Strikes around the world

Case-studies of 15 countries

Are strikes going out of fashion or are they an inevitable feature of working life? This is a longstanding debate. The much-proclaimed ‘withering away of the strike’ in the 1950s was quickly overturned by the ‘resurgence of class conflict’ in the late 1960s and 1970s. The period since then has been characterized as one of ‘labor quiescence’. Commentators again predict the strike’s demise, at least in the former heartlands of capitalism.
Patterns of employment are constantly changing and strike activity reflects this. The secular decline of manufacturing in mature industrialized economies is of major importance here (though the global relocation of manufacturing may lead to some ‘relocation’ of strikes). Simultaneously we see the growth of disputes in the service sector (the ‘tertiarization’ of strikes). This is evident particularly in public services, including health care, social care and education, and is accompanied by a ‘feminization’ of strikes, given the prevalence of women working there.

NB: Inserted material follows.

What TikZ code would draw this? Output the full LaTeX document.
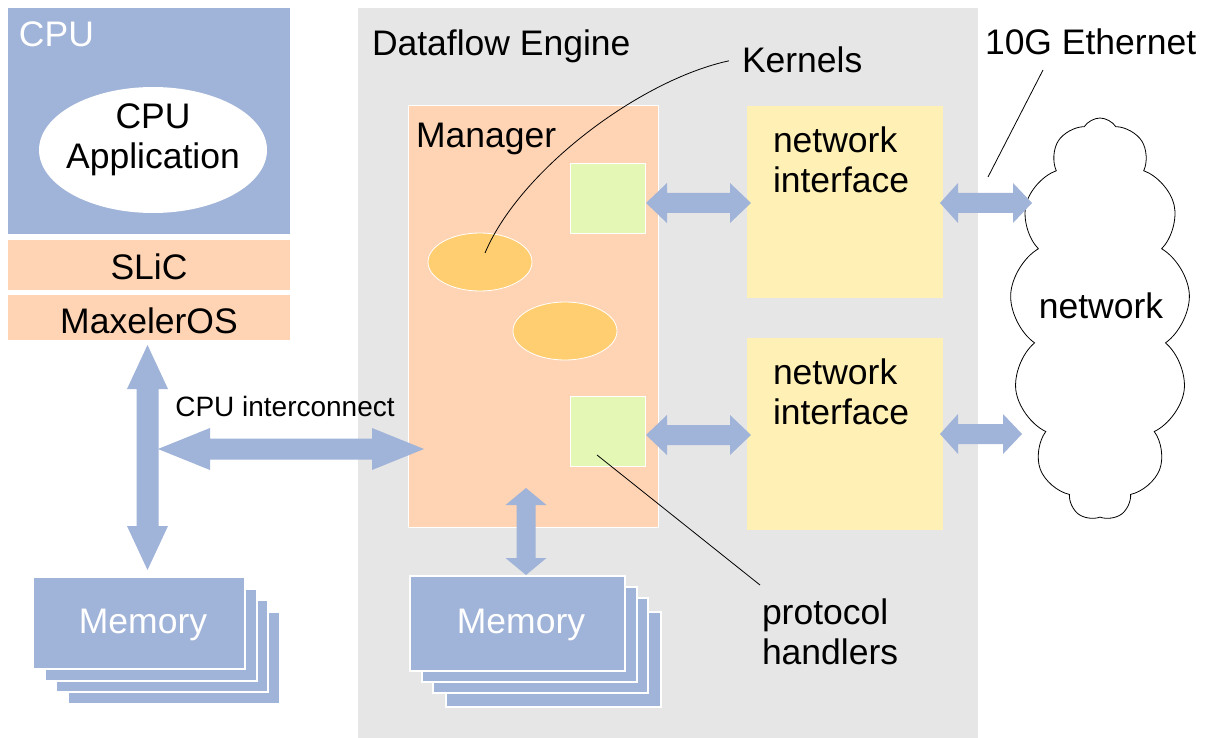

This unique study draws on the experience of fifteen countries around the world – South Africa, Argentina, Canada, Mexico, United States, Korea, Australia, New Zealand, Belgium, Denmark, France, Germany, the Netherlands, Sweden and the United Kingdom. Covering the high and low points of strike activity over the period 1968–2005, the study shows continuing evidence of the durability, adaptability and necessity of the strike.